◆ **PROBLEM DESCRIPTION**:
Give every line of the material again, exactly as written.
-*-*-
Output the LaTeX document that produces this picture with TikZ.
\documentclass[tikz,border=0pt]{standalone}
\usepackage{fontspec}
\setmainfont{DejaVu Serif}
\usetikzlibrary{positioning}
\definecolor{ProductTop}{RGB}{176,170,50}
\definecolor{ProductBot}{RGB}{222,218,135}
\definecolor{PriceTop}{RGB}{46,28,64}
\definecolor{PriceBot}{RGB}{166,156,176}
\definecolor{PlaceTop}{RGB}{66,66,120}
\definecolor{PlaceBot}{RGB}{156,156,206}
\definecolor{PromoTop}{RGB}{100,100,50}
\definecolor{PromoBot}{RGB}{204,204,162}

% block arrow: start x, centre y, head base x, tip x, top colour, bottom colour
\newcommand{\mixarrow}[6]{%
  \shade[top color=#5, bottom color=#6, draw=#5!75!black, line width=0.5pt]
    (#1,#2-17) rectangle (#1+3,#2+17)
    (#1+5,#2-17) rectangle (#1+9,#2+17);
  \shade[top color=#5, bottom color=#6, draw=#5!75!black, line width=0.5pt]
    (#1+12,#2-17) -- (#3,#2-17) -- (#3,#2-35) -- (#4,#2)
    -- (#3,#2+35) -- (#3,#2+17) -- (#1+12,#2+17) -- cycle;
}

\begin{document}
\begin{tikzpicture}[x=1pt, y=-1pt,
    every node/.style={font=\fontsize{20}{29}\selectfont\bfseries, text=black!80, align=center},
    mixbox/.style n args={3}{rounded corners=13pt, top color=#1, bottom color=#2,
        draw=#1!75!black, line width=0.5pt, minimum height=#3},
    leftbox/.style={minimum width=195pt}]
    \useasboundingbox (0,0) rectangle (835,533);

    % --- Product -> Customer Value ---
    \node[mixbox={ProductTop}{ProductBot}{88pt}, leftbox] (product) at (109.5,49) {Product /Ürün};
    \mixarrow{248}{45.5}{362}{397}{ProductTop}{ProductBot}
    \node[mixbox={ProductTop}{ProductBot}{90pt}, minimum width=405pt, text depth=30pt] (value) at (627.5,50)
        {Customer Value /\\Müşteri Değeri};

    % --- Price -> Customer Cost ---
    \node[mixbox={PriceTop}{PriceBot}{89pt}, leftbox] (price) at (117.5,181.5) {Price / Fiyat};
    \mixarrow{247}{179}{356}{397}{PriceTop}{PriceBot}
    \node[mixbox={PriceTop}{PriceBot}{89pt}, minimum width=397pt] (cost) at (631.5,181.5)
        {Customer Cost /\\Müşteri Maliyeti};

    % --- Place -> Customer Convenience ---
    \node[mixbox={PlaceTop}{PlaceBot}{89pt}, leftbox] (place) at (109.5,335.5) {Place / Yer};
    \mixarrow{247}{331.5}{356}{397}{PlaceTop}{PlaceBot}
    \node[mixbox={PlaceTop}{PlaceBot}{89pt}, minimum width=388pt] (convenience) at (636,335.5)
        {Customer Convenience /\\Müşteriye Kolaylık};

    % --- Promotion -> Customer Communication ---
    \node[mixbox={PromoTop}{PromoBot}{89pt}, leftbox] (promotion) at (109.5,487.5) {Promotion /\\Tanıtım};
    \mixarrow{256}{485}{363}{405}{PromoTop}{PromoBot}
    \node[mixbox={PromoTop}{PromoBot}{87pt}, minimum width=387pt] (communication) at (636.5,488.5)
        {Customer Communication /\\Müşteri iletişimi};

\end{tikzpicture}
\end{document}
-*-*-
◆ **WRITTEN REPLY**:
Output the LaTeX document that produces this picture with TikZ.
\documentclass[tikz,border=0pt]{standalone}
\usepackage{fontspec}
\setmainfont{DejaVu Serif}
\usetikzlibrary{positioning}
\definecolor{ProductTop}{RGB}{176,170,50}
\definecolor{ProductBot}{RGB}{222,218,135}
\definecolor{PriceTop}{RGB}{46,28,64}
\definecolor{PriceBot}{RGB}{166,156,176}
\definecolor{PlaceTop}{RGB}{66,66,120}
\definecolor{PlaceBot}{RGB}{156,156,206}
\definecolor{PromoTop}{RGB}{100,100,50}
\definecolor{PromoBot}{RGB}{204,204,162}

% block arrow: start x, centre y, head base x, tip x, top colour, bottom colour
\newcommand{\mixarrow}[6]{%
  \shade[top color=#5, bottom color=#6, draw=#5!75!black, line width=0.5pt]
    (#1,#2-17) rectangle (#1+3,#2+17)
    (#1+5,#2-17) rectangle (#1+9,#2+17);
  \shade[top color=#5, bottom color=#6, draw=#5!75!black, line width=0.5pt]
    (#1+12,#2-17) -- (#3,#2-17) -- (#3,#2-35) -- (#4,#2)
    -- (#3,#2+35) -- (#3,#2+17) -- (#1+12,#2+17) -- cycle;
}

\begin{document}
\begin{tikzpicture}[x=1pt, y=-1pt,
    every node/.style={font=\fontsize{20}{29}\selectfont\bfseries, text=black!80, align=center},
    mixbox/.style n args={3}{rounded corners=13pt, top color=#1, bottom color=#2,
        draw=#1!75!black, line width=0.5pt, minimum height=#3},
    leftbox/.style={minimum width=195pt}]
    \useasboundingbox (0,0) rectangle (835,533);

    % --- Product -> Customer Value ---
    \node[mixbox={ProductTop}{ProductBot}{88pt}, leftbox] (product) at (109.5,49) {Product /Ürün};
    \mixarrow{248}{45.5}{362}{397}{ProductTop}{ProductBot}
    \node[mixbox={ProductTop}{ProductBot}{90pt}, minimum width=405pt, text depth=30pt] (value) at (627.5,50)
        {Customer Value /\\Müşteri Değeri};

    % --- Price -> Customer Cost ---
    \node[mixbox={PriceTop}{PriceBot}{89pt}, leftbox] (price) at (117.5,181.5) {Price / Fiyat};
    \mixarrow{247}{179}{356}{397}{PriceTop}{PriceBot}
    \node[mixbox={PriceTop}{PriceBot}{89pt}, minimum width=397pt] (cost) at (631.5,181.5)
        {Customer Cost /\\Müşteri Maliyeti};

    % --- Place -> Customer Convenience ---
    \node[mixbox={PlaceTop}{PlaceBot}{89pt}, leftbox] (place) at (109.5,335.5) {Place / Yer};
    \mixarrow{247}{331.5}{356}{397}{PlaceTop}{PlaceBot}
    \node[mixbox={PlaceTop}{PlaceBot}{89pt}, minimum width=388pt] (convenience) at (636,335.5)
        {Customer Convenience /\\Müşteriye Kolaylık};

    % --- Promotion -> Customer Communication ---
    \node[mixbox={PromoTop}{PromoBot}{89pt}, leftbox] (promotion) at (109.5,487.5) {Promotion /\\Tanıtım};
    \mixarrow{256}{485}{363}{405}{PromoTop}{PromoBot}
    \node[mixbox={PromoTop}{PromoBot}{87pt}, minimum width=387pt] (communication) at (636.5,488.5)
        {Customer Communication /\\Müşteri iletişimi};

\end{tikzpicture}
\end{document}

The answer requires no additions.